§ **TASK**: Repeat, please, only the lines from the top of the data down to the line with "const totalLabel = 'Total';"; include both of those lines.

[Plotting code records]
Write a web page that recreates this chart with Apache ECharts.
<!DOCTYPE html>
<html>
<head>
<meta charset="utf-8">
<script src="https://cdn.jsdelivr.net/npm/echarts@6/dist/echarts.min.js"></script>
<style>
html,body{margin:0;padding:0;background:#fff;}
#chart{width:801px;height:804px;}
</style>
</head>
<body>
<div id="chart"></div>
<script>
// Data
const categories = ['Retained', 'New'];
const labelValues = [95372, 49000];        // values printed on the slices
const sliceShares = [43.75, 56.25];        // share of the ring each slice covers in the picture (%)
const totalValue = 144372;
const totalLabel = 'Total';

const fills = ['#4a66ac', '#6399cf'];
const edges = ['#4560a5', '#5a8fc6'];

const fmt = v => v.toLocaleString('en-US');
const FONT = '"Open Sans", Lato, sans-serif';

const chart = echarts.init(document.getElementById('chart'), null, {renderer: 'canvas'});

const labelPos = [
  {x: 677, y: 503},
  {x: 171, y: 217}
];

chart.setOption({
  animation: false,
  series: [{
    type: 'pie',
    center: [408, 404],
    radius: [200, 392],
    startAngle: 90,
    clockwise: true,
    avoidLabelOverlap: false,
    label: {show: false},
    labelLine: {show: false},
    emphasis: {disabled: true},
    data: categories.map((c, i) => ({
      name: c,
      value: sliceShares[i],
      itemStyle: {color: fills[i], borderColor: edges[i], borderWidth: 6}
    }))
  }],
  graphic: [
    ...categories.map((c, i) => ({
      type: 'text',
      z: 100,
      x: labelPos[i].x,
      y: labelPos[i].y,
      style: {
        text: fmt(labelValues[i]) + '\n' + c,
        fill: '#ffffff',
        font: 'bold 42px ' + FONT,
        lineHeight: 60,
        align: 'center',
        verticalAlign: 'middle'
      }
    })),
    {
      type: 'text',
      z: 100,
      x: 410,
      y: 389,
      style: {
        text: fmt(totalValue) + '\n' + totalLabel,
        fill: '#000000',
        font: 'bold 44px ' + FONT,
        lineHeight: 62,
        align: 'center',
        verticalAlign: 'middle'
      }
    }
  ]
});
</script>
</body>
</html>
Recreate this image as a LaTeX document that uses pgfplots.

§ **WORKED ANSWER**:
Write a web page that recreates this chart with Apache ECharts.
<!DOCTYPE html>
<html>
<head>
<meta charset="utf-8">
<script src="https://cdn.jsdelivr.net/npm/echarts@6/dist/echarts.min.js"></script>
<style>
html,body{margin:0;padding:0;background:#fff;}
#chart{width:801px;height:804px;}
</style>
</head>
<body>
<div id="chart"></div>
<script>
// Data
const categories = ['Retained', 'New'];
const labelValues = [95372, 49000];        // values printed on the slices
const sliceShares = [43.75, 56.25];        // share of the ring each slice covers in the picture (%)
const totalValue = 144372;
const totalLabel = 'Total';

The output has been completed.